Given exercise —
Return, without pictures, the lines from the start of the data through the one that contains "plt.rcParams['font.family'] = ['Liberation".
-- Start --
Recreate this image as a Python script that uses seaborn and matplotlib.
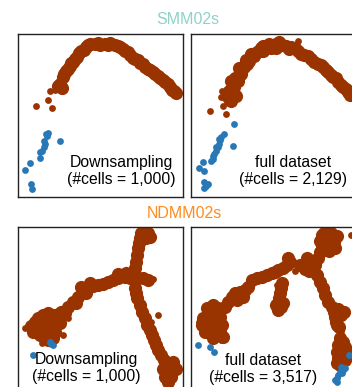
import numpy as np
import pandas as pd
import matplotlib
matplotlib.use("Agg")
import matplotlib.pyplot as plt
import seaborn as sns

sns.set_theme(style="white")
plt.rcParams['font.family'] = ['Liberation Sans', 'DejaVu Sans']

BROWN = "#993300"
BLUE = "#2878b5"

titles = ["SMM02s", "NDMM02s"]
title_colors = ["#8dd3c7", "#ff8b1f"]
labels = ["Downsampling\n(#cells = 1,000)", "full dataset\n(#cells = 2,129)",
          "Downsampling\n(#cells = 1,000)", "full dataset\n(#cells = 3,517)"]

# ---------------- SMM02s, downsampling ----------------
smm_down_core = [(42, 50), (45, 43), (48, 37), (52, 32), (55, 28), (59, 23), (63, 17), (68, 13),
                 (72, 10), (77, 10), (82, 11), (87, 10), (92, 9), (97, 11), (102, 13), (107, 17),
                 (112, 21), (117, 25), (122, 29), (127, 33), (132, 36), (137, 40), (142, 44),
                 (147, 48), (152, 53), (156, 57), (44, 54), (50, 35), (57, 25), (66, 16), (110, 18),
                 (125, 30), (150, 50), (46, 40), (40, 52), (53, 29), (61, 19), (70, 11), (80, 9),
                 (90, 11), (100, 12), (105, 15), (115, 24), (120, 26), (130, 35), (135, 38),
                 (140, 42), (145, 46), (154, 56), (158, 59)]
smm_down_sparse = [(32, 57), (37, 56), (30, 66), (18, 72), (34, 74), (38, 55), (44, 57)]
smm_down_blue = [(28, 100), (30, 99), (29, 102), (27, 110), (26, 113), (24, 117), (22, 118),
                 (22, 124), (12, 129), (7, 136), (13, 150), (14, 155), (42, 107), (26, 107)]
smm_down_curve = [(44, 56), (47, 49), (50, 42), (54, 35), (60, 25), (68, 15), (77, 11),
                  (92, 10), (107, 16), (122, 28), (137, 39), (152, 52), (156, 56)]

# ---------------- SMM02s, full dataset ----------------
smm_full_core = [(40, 67), (42, 60), (43, 53), (47, 47), (50, 40), (53, 33), (58, 27), (63, 22),
                 (68, 17), (75, 13), (82, 12), (88, 8), (95, 12), (100, 13), (107, 17), (113, 21),
                 (120, 25), (127, 30), (132, 33), (137, 38), (142, 43), (147, 48), (152, 53),
                 (157, 58), (36, 62), (38, 57), (45, 62), (40, 47), (55, 26), (70, 14), (78, 10),
                 (91, 11), (104, 14), (117, 22), (145, 44), (155, 55), (60, 20), (49, 37),
                 (39, 63), (44, 44), (48, 34), (56, 30), (66, 18), (72, 12), (80, 14), (85, 10),
                 (98, 15), (110, 20), (123, 28), (130, 31), (135, 36), (140, 41), (150, 51),
                 (159, 61), (72, 17), (85, 14)]
smm_full_sparse = [(31, 57), (30, 63), (32, 72), (19, 77), (35, 80), (36, 68), (107, 7)]
smm_full_blue = [(43, 90), (33, 100), (29, 106), (28, 110), (27, 113), (25, 117), (23, 120),
                 (22, 125), (20, 127), (42, 112), (12, 128), (8, 134), (13, 137), (13, 148),
                 (15, 152), (13, 154), (17, 150), (28, 105), (25, 113), (22, 122), (30, 103)]
smm_full_curve = [(47, 58), (49, 52), (52, 46), (56, 38), (62, 28), (70, 19), (80, 13),
                  (95, 12), (110, 18), (125, 28), (140, 40), (155, 55)]

# ---------------- NDMM02s, downsampling ----------------
ndmm_down_core = [(17, 95), (20, 91), (25, 88), (30, 86), (23, 96), (28, 95), (33, 93), (18, 101),
                  (23, 103), (28, 101), (33, 100), (38, 98), (22, 108), (27, 108), (32, 106),
                  (37, 105), (42, 96), (15, 105), (30, 113), (35, 111), (13, 99), (36, 88),
                  (43, 85), (50, 80), (55, 75), (60, 70), (65, 65), (70, 61), (75, 59), (80, 58),
                  (85, 57), (90, 55), (95, 53), (100, 51), (107, 50), (112, 51), (117, 53),
                  (63, 60), (72, 56), (68, 66), (100, 47), (108, 46), (58, 76), (47, 86),
                  (125, 51), (130, 53),
                  (117, 48), (117, 41), (118, 35), (119, 28), (120, 21), (121, 16), (122, 11),
                  (123, 6), (127, 5), (130, 6), (132, 10), (128, 11), (125, 11),
                  (117, 61), (118, 66), (119, 71), (122, 78), (124, 85), (127, 91), (129, 98),
                  (132, 103), (134, 108), (136, 113), (138, 118), (140, 123), (143, 128),
                  (146, 133), (148, 135), (155, 135), (145, 142), (152, 142), (158, 142),
                  (147, 150), (153, 150), (150, 155)]
ndmm_down_sparse = [(7, 101), (45, 108), (43, 95), (50, 91), (140, 88), (133, 95), (24, 116),
                    (135, 52)]
ndmm_down_blue = [(32, 115), (35, 118), (33, 117), (15, 128)]
ndmm_down_curve_a = [(30, 100), (45, 88), (60, 72), (75, 60), (95, 54), (117, 52)]
ndmm_down_curve_b = [(120, 8), (119, 30), (117, 52)]
ndmm_down_curve_c = [(117, 52), (122, 75), (132, 103), (140, 122), (150, 142)]

# ---------------- NDMM02s, full dataset ----------------
ndmm_full_core = [(16, 81), (22, 78), (19, 86), (26, 85), (12, 91), (17, 93), (24, 91), (29, 90),
                  (11, 98), (16, 100), (21, 98), (26, 98), (31, 98), (14, 105), (19, 106),
                  (24, 105), (29, 105), (22, 111), (32, 110), (27, 81),
                  (34, 80), (37, 75), (41, 70), (44, 66), (49, 65), (54, 63), (57, 60), (52, 70),
                  (46, 73), (61, 53), (66, 51), (71, 50), (76, 48), (81, 46), (84, 45), (87, 43),
                  (92, 41), (96, 38), (99, 35), (97, 31),
                  (91, 56), (90, 61), (89, 66), (88, 71), (87, 76), (85, 78), (90, 80), (87, 83),
                  (92, 76),
                  (109, 38), (116, 36), (121, 35), (124, 38), (114, 42), (118, 44), (116, 31),
                  (127, 31), (129, 25), (131, 18), (132, 13), (136, 10), (139, 11), (142, 10),
                  (137, 18), (134, 23), (140, 6), (133, 6), (143, 15), (129, 14), (131, 8),
                  (138, 24), (144, 21), (146, 9),
                  (126, 48), (129, 55), (132, 61), (134, 68), (137, 75), (141, 80), (143, 85),
                  (144, 90), (145, 95), (146, 98), (150, 88), (153, 85), (148, 100), (147, 82),
                  (149, 111), (152, 115), (147, 118), (151, 121), (154, 120), (146, 125),
                  (149, 128), (152, 128), (147, 131), (151, 135), (154, 133), (149, 138),
                  (146, 136), (156, 126)]
ndmm_full_sparse = [(160, 8), (30, 113), (8, 95), (104, 44), (86, 58), (150, 104)]
ndmm_full_blue = [(7, 118), (19, 120), (23, 125), (158, 128), (152, 143), (149, 145), (151, 146),
                  (147, 148), (146, 151), (144, 153), (154, 141), (146, 155), (150, 140)]
ndmm_full_curve_a = [(20, 98), (34, 82), (50, 66), (65, 53), (85, 44), (99, 36)]
ndmm_full_curve_b = [(99, 36), (120, 38), (130, 25), (137, 12)]
ndmm_full_curve_c = [(124, 40), (132, 62), (141, 82), (146, 100), (149, 118), (150, 135)]

W, H = 352, 387
boxes = [(18, 34), (191, 34), (18, 227), (191, 227)]
PW, PH = 165, 163
text_pos = [(103, 137), (102, 137), (68, 141), (72, 142)]

panels = [
    (smm_down_core, smm_down_sparse, smm_down_blue, [smm_down_curve]),
    (smm_full_core, smm_full_sparse, smm_full_blue, [smm_full_curve]),
    (ndmm_down_core, ndmm_down_sparse, ndmm_down_blue,
     [ndmm_down_curve_a, ndmm_down_curve_b, ndmm_down_curve_c]),
    (ndmm_full_core, ndmm_full_sparse, ndmm_full_blue,
     [ndmm_full_curve_a, ndmm_full_curve_b, ndmm_full_curve_c]),
]

fig = plt.figure(figsize=(W / 100, H / 100), dpi=100)
fig.patch.set_facecolor("white")

for i, ((l, t), (core, sparse, blue, curves)) in enumerate(zip(boxes, panels)):
    ax = fig.add_axes([l / W, 1 - (t + PH) / H, PW / W, PH / H])
    for c in curves:
        cd = pd.DataFrame(c, columns=["x", "y"])
        sns.lineplot(data=cd, x="x", y="y", sort=False, color="black", lw=0.6,
                     ax=ax, zorder=1, estimator=None)
    cd = pd.DataFrame(core, columns=["x", "y"])
    sns.scatterplot(data=cd, x="x", y="y", color=BROWN, s=90, linewidth=0, ax=ax,
                    zorder=2, alpha=1)
    sd = pd.DataFrame(sparse, columns=["x", "y"])
    sns.scatterplot(data=sd, x="x", y="y", color=BROWN, s=24, linewidth=0, ax=ax, zorder=2)
    bd = pd.DataFrame(blue, columns=["x", "y"])
    sns.scatterplot(data=bd, x="x", y="y", color=BLUE, s=24, linewidth=0, ax=ax, zorder=3)
    ax.set_xlim(0, PW)
    ax.set_ylim(PH, 0)
    ax.set_xticks([])
    ax.set_yticks([])
    ax.set_xlabel("")
    ax.set_ylabel("")
    for sp in ax.spines.values():
        sp.set_visible(True)
        sp.set_color("#222222")
        sp.set_linewidth(1.0)
    tx, ty = text_pos[i]
    ax.text(tx, ty, labels[i], ha="center", va="center", fontsize=11.3, color="black",
            linespacing=1.15, zorder=5)

fig.text(188 / W, 1 - 19 / H, titles[0], ha="center", va="center", fontsize=11.5,
         color=title_colors[0])
fig.text(184 / W, 1 - 213 / H, titles[1], ha="center", va="center", fontsize=11.5,
         color=title_colors[1])

fig.savefig("out.png", dpi=100, facecolor="white")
-- End --
Task solution —
Recreate this image as a Python script that uses seaborn and matplotlib.
import numpy as np
import pandas as pd
import matplotlib
matplotlib.use("Agg")
import matplotlib.pyplot as plt
import seaborn as sns

sns.set_theme(style="white")
plt.rcParams['font.family'] = ['Liberation Sans', 'DejaVu Sans']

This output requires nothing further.